Camille Henrot, Grosse Fatigue (still), 2013. Video (color, sound; 13:00 minutes). Courtesy the artist, Silex Films, and kamel mennour, Paris. © ADAGP Camille Henrot
Examining the internet’s radical influence on how art – from painting to web-based work – is made, shared, and received.
Art in the Age of the Internet, 1989 to Today examines how the internet has radically changed the field of art, especially in its production, distribution, and reception. The exhibition comprises a broad range of works across a variety of mediums—including painting, performance, photography, sculpture, video, and web-based projects—that all investigate the extensive effects of the internet on artistic practice and contemporary culture. Themes explored in the exhibition include emergent ideas of the body and notions of human enhancement; the internet as a site of both surveillance and resistance; the circulation and control of images and information; possibilities for new subjectivities, communities, and virtual worlds; and new economies of visibility initiated by social media.
Art in the Age of the Internet features work of an international, intergenerational group of artists, including Judith Barry, Dara Birnbaum, Harun Farocki, Josh Kline, Lynn Hershman Leeson, Trevor Paglen, Nam June Paik, Thomas Ruff, Frances Stark, Hito Steyerl, Martine Syms, and Anicka Yi.
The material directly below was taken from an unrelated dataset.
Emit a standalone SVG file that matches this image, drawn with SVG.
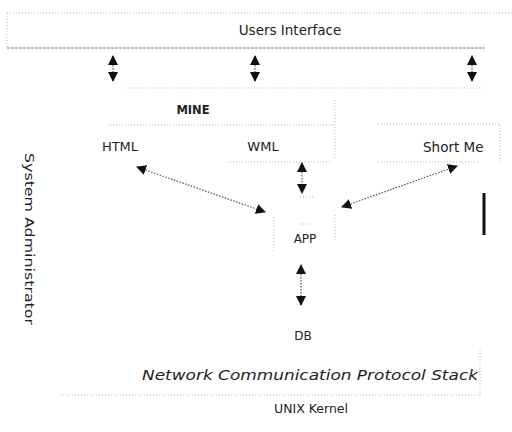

Area-Wide Art + Tech Collaboration
In association with Art in the Age of the Internet, 14 arts organizations throughout Greater Boston are partnering to present an ambitious, region-wide exploration of art and technology. This exciting cultural collaboration will offer a range of exhibitions, performances, film screenings, and other programs all exploring the relationship between art and technology in celebration of the Boston area’s rich history of technical innovation, and its overlap with art. Offerings touch on issues of privacy, community, networks, identity, innovations, surveillance, and more.
Partner organizations include Berklee College of Music, Boston Cyberarts, Carpenter Center for the Visual Arts at Harvard University, deCordova Sculpture Park and Museum, Harvard Art Museums, Harvard Film Archive, Isabella Stewart Gardner Museum, MIT List Visual Arts Center, Museum of Fine Arts, Boston, Museum of Science, Peabody Essex Museum, Rose Art Museum at Brandeis University, and Tufts University Art Galleries. More information about partner organizations and events will be posted at aiai.icaboston.org.
Art in the Age of the Internet, 1989 to Today traveled to the University of Michigan Museum of Art, Ann Arbor where it is on view from December 15, 2018 through April 7, 2019.